Material:
- - - - - - -

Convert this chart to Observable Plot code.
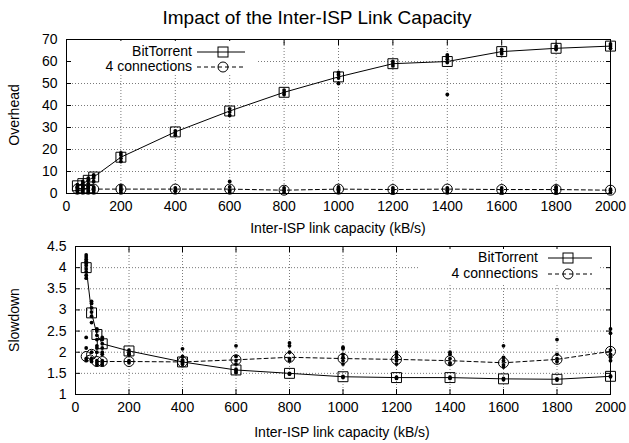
<!DOCTYPE html>
<html><head><meta charset="utf-8">
<script src="https://cdn.jsdelivr.net/npm/d3@7"></script>
<script src="https://cdn.jsdelivr.net/npm/@observablehq/plot@0.6"></script>
<style>
body{margin:0;background:#fff;font-family:"Liberation Sans",Arial,Helvetica,sans-serif;color:#000}
#wrap{position:relative;width:629px;height:443px;overflow:hidden;background:#fff}
.abs{position:absolute;white-space:nowrap}
</style></head><body><div id="wrap"></div>
<script>
// ---- data ----
const capacity = [40, 60, 80, 100, 200, 400, 600, 800, 1000, 1200, 1400, 1600, 1800, 2000];
const xTicks = [0, 200, 400, 600, 800, 1000, 1200, 1400, 1600, 1800, 2000];
const overheadTicks = [0, 10, 20, 30, 40, 50, 60, 70];
const slowdownTicks = [1, 1.5, 2, 2.5, 3, 3.5, 4, 4.5];

const overheadBT   = [3.5, 4.5, 6, 7.5, 16.5, 28, 37.5, 46, 53, 59, 60, 64.5, 66, 67];
const overheadConn = [2, 2, 2, 2, 2, 2, 2, 1.5, 2, 1.8, 2, 1.8, 1.8, 1.5];
const slowdownBT   = [4.0, 2.93, 2.42, 2.2, 2.03, 1.77, 1.58, 1.5, 1.42, 1.4, 1.4, 1.37, 1.36, 1.43];
const slowdownConn = [1.9, 1.95, 1.78, 1.78, 1.78, 1.77, 1.82, 1.88, 1.85, 1.83, 1.8, 1.75, 1.83, 2.02];

const overheadBTRuns = [
  [1.5, 2.5, 3, 4], [2, 3.5, 4.5, 5.5], [3, 4.5, 6, 7], [5.5, 7, 8, 8.5],
  [14.5, 16, 17.5, 18.5], [26.5, 27.5, 28.5], [35.5, 37, 38.5], [45, 46, 47],
  [50, 52.5, 54, 55], [58, 59, 60], [45, 59.5, 61, 62, 63], [63.5, 64.5, 65.5],
  [65.5, 66, 67], [66, 67, 68]
];
const overheadConnRuns = [
  [0.5, 1.5, 2.5, 3], [0.5, 1.5, 2.5, 3], [0.5, 1.5, 2.5, 3], [0.5, 1.5, 2.5, 3],
  [0.5, 1.5, 2.5, 3.5], [1, 1.5, 2.5], [0.5, 1.5, 3, 5.5], [0.5, 1.5, 2.5],
  [0.5, 1.5, 2.5, 3], [0.5, 1.5, 2.5], [0.5, 1.5, 2.5], [0.5, 1.5, 2.5],
  [0.5, 1.5, 2.5, 3], [0.5, 1.5, 2]
];
const slowdownBTRuns = [
  [3.75, 3.82, 3.9, 3.97, 4.05, 4.1, 4.15, 4.2, 4.25, 4.3],
  [2.7, 2.85, 2.95, 3.05, 3.15, 3.2], [2.15, 2.3, 2.4, 2.5, 2.55], [2.0, 2.1, 2.2, 2.3, 2.35],
  [1.95, 2.0, 2.05], [1.72, 1.77, 1.82], [1.52, 1.56, 1.6], [1.48, 1.5],
  [1.4, 1.43], [1.38, 1.41], [1.38, 1.41], [1.35, 1.38], [1.34, 1.37], [1.42, 1.44]
];
const slowdownConnRuns = [
  [1.8, 1.85, 2.1, 2.35], [1.78, 1.85, 2.0], [1.7, 1.75, 1.8, 2.0, 2.1], [1.7, 1.75, 1.8, 1.95],
  [1.75, 1.8, 1.95], [1.72, 1.8, 1.9, 2.08], [1.72, 1.8, 1.9, 2.15], [1.8, 1.85, 2.0, 2.15, 2.22],
  [1.72, 1.8, 1.88, 1.95, 2.08, 2.12], [1.72, 1.8, 1.88, 1.95, 2.0], [1.72, 1.75, 1.85, 1.95, 2.0],
  [1.65, 1.7, 1.8, 1.88, 2.15], [1.78, 1.85, 1.95, 2.3], [1.8, 1.88, 1.95, 2.05, 2.45, 2.55]
];

const seriesNames = ["BitTorrent", "4 connections"];
const titleText = "Impact of the Inter-ISP Link Capacity";
const xLabel = "Inter-ISP link capacity (kB/s)";

// ---- helpers ----
const toRows = vals => capacity.map((x, i) => ({x, y: vals[i]}));
const toRuns = runs => capacity.flatMap((x, i) => runs[i].map(y => ({x, y})));
const FONT = "'Liberation Sans', Arial, Helvetica, sans-serif";
const wrap = document.getElementById("wrap");

function panel({yDomain, yTicks, bt, conn, btRuns, connRuns, height, mt, mb, ml, mr}) {
  const grid = {stroke: "#7a7a7a", strokeOpacity: 1, strokeDasharray: "1,2", strokeWidth: 1};
  return Plot.plot({
    width: 629, height, marginTop: mt, marginBottom: mb, marginLeft: ml, marginRight: mr,
    style: {fontFamily: FONT, fontSize: "14px", color: "black", background: "transparent", overflow: "visible"},
    x: {domain: [0, 2000]},
    y: {domain: yDomain},
    marks: [
      Plot.gridX(xTicks.slice(1, -1), grid),
      Plot.gridY(yTicks.slice(1, -1), grid),
      Plot.axisX(xTicks, {anchor: "bottom", tickSize: -5, tickPadding: 13, label: null, tickFormat: d => String(d), fontSize: 14}),
      Plot.axisX(xTicks, {anchor: "top", tickSize: -5, label: null, tickFormat: () => ""}),
      Plot.axisY(yTicks, {anchor: "left", tickSize: -5, tickPadding: 14, label: null, tickFormat: d => String(d), fontSize: 14}),
      Plot.axisY(yTicks, {anchor: "right", tickSize: -5, label: null, tickFormat: () => ""}),
      Plot.dot(toRuns(btRuns), {x: "x", y: "y", r: 1.9, fill: "black"}),
      Plot.dot(toRuns(connRuns), {x: "x", y: "y", r: 1.9, fill: "black"}),
      Plot.line(toRows(bt), {x: "x", y: "y", stroke: "black", strokeWidth: 1}),
      Plot.line(toRows(conn), {x: "x", y: "y", stroke: "black", strokeWidth: 1, strokeDasharray: "4,3"}),
      Plot.dot(toRows(bt), {x: "x", y: "y", symbol: "square", r: 5.6, stroke: "black", fill: "none", strokeWidth: 1}),
      Plot.dot(toRows(conn), {x: "x", y: "y", symbol: "circle", r: 5, stroke: "black", fill: "none", strokeWidth: 1}),
      Plot.frame({stroke: "black", strokeWidth: 1})
    ]
  });
}

function place(el, left, top) {
  el.style.position = "absolute"; el.style.left = left + "px"; el.style.top = top + "px";
  wrap.appendChild(el);
}
function label(text, cx, cy, size, rotate) {
  const d = document.createElement("div");
  d.className = "abs";
  d.textContent = text;
  d.style.fontSize = size + "px";
  d.style.lineHeight = "1";
  d.style.left = cx + "px"; d.style.top = cy + "px";
  d.style.transform = `translate(-50%,-50%)` + (rotate ? ` rotate(${rotate}deg)` : "");
  wrap.appendChild(d);
}
function legend(left, top, width, height, textRight, lineX1, lineX2, markX, row1, row2) {
  const ns = "http://www.w3.org/2000/svg";
  const d = document.createElement("div");
  d.style.width = width + "px"; d.style.height = height + "px"; d.style.background = "#fff";
  d.style.fontFamily = FONT; d.style.fontSize = "14px";
  place(d, left, top);
  [row1, row2].forEach((ry, i) => {
    const t = document.createElement("div");
    t.className = "abs"; t.textContent = seriesNames[i]; t.style.lineHeight = "1";
    t.style.right = (width - textRight) + "px"; t.style.top = (ry - 8) + "px";
    d.appendChild(t);
  });
  const svg = document.createElementNS(ns, "svg");
  svg.setAttribute("width", width); svg.setAttribute("height", height);
  svg.style.position = "absolute"; svg.style.left = "0"; svg.style.top = "0";
  const mk = (tag, attrs) => { const e = document.createElementNS(ns, tag); for (const k in attrs) e.setAttribute(k, attrs[k]); svg.appendChild(e); };
  mk("line", {x1: lineX1, x2: lineX2, y1: row1, y2: row1, stroke: "black", "stroke-width": 1});
  mk("rect", {x: markX - 5, y: row1 - 5, width: 10, height: 10, fill: "none", stroke: "black"});
  mk("line", {x1: lineX1, x2: lineX2, y1: row2, y2: row2, stroke: "black", "stroke-width": 1, "stroke-dasharray": "4,3"});
  mk("circle", {cx: markX, cy: row2, r: 5, fill: "none", stroke: "black"});
  d.appendChild(svg);
}

// ---- build ----
label(titleText, 317, 17, 19);

const topPlot = panel({yDomain: [0, 70], yTicks: overheadTicks, bt: overheadBT, conn: overheadConn,
  btRuns: overheadBTRuns, connRuns: overheadConnRuns, height: 205, mt: 9, mb: 42, ml: 66, mr: 19});
place(topPlot, 0, 30);
const botPlot = panel({yDomain: [1, 4.5], yTicks: slowdownTicks, bt: slowdownBT, conn: slowdownConn,
  btRuns: slowdownBTRuns, connRuns: slowdownConnRuns, height: 208, mt: 11, mb: 49, ml: 75, mr: 19});
place(botPlot, 0, 235);

label(xLabel, 338, 228, 14);
label(xLabel, 342, 432, 14);
label("Overhead", 14, 115, 14, -90);
label("Slowdown", 14, 320, 14, -90);

legend(72, 41, 185, 33, 120, 125, 173, 151, 11, 26);
legend(420, 249, 180, 34, 118, 128, 172, 148, 9, 25);
</script></body></html>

- - - - - - -

Your instructions: Go from the first line of the listing to the line holding "1.75, 1.83, 2.02];" and, please, transcribe those lines exactly, both included, with no pictures.

Task result:
Convert this chart to Observable Plot code.
<!DOCTYPE html>
<html><head><meta charset="utf-8">
<script src="https://cdn.jsdelivr.net/npm/d3@7"></script>
<script src="https://cdn.jsdelivr.net/npm/@observablehq/plot@0.6"></script>
<style>
body{margin:0;background:#fff;font-family:"Liberation Sans",Arial,Helvetica,sans-serif;color:#000}
#wrap{position:relative;width:629px;height:443px;overflow:hidden;background:#fff}
.abs{position:absolute;white-space:nowrap}
</style></head><body><div id="wrap"></div>
<script>
// ---- data ----
const capacity = [40, 60, 80, 100, 200, 400, 600, 800, 1000, 1200, 1400, 1600, 1800, 2000];
const xTicks = [0, 200, 400, 600, 800, 1000, 1200, 1400, 1600, 1800, 2000];
const overheadTicks = [0, 10, 20, 30, 40, 50, 60, 70];
const slowdownTicks = [1, 1.5, 2, 2.5, 3, 3.5, 4, 4.5];

const overheadBT   = [3.5, 4.5, 6, 7.5, 16.5, 28, 37.5, 46, 53, 59, 60, 64.5, 66, 67];
const overheadConn = [2, 2, 2, 2, 2, 2, 2, 1.5, 2, 1.8, 2, 1.8, 1.8, 1.5];
const slowdownBT   = [4.0, 2.93, 2.42, 2.2, 2.03, 1.77, 1.58, 1.5, 1.42, 1.4, 1.4, 1.37, 1.36, 1.43];
const slowdownConn = [1.9, 1.95, 1.78, 1.78, 1.78, 1.77, 1.82, 1.88, 1.85, 1.83, 1.8, 1.75, 1.83, 2.02];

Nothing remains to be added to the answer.